- Given data:
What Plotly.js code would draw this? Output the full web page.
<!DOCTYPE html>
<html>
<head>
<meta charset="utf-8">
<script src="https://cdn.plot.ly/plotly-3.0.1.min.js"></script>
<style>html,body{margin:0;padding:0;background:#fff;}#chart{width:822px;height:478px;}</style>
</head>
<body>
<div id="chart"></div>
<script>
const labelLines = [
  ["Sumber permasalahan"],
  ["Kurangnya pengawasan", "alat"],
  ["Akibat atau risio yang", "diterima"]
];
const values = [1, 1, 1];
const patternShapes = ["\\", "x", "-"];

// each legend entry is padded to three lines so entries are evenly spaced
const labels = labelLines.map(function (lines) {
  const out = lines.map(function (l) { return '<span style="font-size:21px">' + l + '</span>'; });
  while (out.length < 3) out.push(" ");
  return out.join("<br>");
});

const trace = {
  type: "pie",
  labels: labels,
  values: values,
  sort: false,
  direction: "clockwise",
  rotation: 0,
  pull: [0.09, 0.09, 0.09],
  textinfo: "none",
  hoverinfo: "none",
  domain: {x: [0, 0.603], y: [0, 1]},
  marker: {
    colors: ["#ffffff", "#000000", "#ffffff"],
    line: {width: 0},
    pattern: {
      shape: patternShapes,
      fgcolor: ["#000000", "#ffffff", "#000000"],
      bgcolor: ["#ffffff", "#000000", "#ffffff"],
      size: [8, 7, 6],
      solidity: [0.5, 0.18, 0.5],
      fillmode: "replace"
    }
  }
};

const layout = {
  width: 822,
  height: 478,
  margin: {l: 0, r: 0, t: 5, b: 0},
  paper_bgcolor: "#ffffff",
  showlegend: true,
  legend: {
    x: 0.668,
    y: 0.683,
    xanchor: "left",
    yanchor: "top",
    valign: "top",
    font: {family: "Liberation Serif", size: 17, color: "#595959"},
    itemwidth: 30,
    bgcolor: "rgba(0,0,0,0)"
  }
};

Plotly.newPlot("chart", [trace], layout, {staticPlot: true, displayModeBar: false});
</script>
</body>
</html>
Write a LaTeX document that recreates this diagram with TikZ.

- Required task:
Print all of the entries again, exactly as written.

- Written answer:
What Plotly.js code would draw this? Output the full web page.
<!DOCTYPE html>
<html>
<head>
<meta charset="utf-8">
<script src="https://cdn.plot.ly/plotly-3.0.1.min.js"></script>
<style>html,body{margin:0;padding:0;background:#fff;}#chart{width:822px;height:478px;}</style>
</head>
<body>
<div id="chart"></div>
<script>
const labelLines = [
  ["Sumber permasalahan"],
  ["Kurangnya pengawasan", "alat"],
  ["Akibat atau risio yang", "diterima"]
];
const values = [1, 1, 1];
const patternShapes = ["\\", "x", "-"];

// each legend entry is padded to three lines so entries are evenly spaced
const labels = labelLines.map(function (lines) {
  const out = lines.map(function (l) { return '<span style="font-size:21px">' + l + '</span>'; });
  while (out.length < 3) out.push(" ");
  return out.join("<br>");
});

const trace = {
  type: "pie",
  labels: labels,
  values: values,
  sort: false,
  direction: "clockwise",
  rotation: 0,
  pull: [0.09, 0.09, 0.09],
  textinfo: "none",
  hoverinfo: "none",
  domain: {x: [0, 0.603], y: [0, 1]},
  marker: {
    colors: ["#ffffff", "#000000", "#ffffff"],
    line: {width: 0},
    pattern: {
      shape: patternShapes,
      fgcolor: ["#000000", "#ffffff", "#000000"],
      bgcolor: ["#ffffff", "#000000", "#ffffff"],
      size: [8, 7, 6],
      solidity: [0.5, 0.18, 0.5],
      fillmode: "replace"
    }
  }
};

const layout = {
  width: 822,
  height: 478,
  margin: {l: 0, r: 0, t: 5, b: 0},
  paper_bgcolor: "#ffffff",
  showlegend: true,
  legend: {
    x: 0.668,
    y: 0.683,
    xanchor: "left",
    yanchor: "top",
    valign: "top",
    font: {family: "Liberation Serif", size: 17, color: "#595959"},
    itemwidth: 30,
    bgcolor: "rgba(0,0,0,0)"
  }
};

Plotly.newPlot("chart", [trace], layout, {staticPlot: true, displayModeBar: false});
</script>
</body>
</html>
Write a LaTeX document that recreates this diagram with TikZ.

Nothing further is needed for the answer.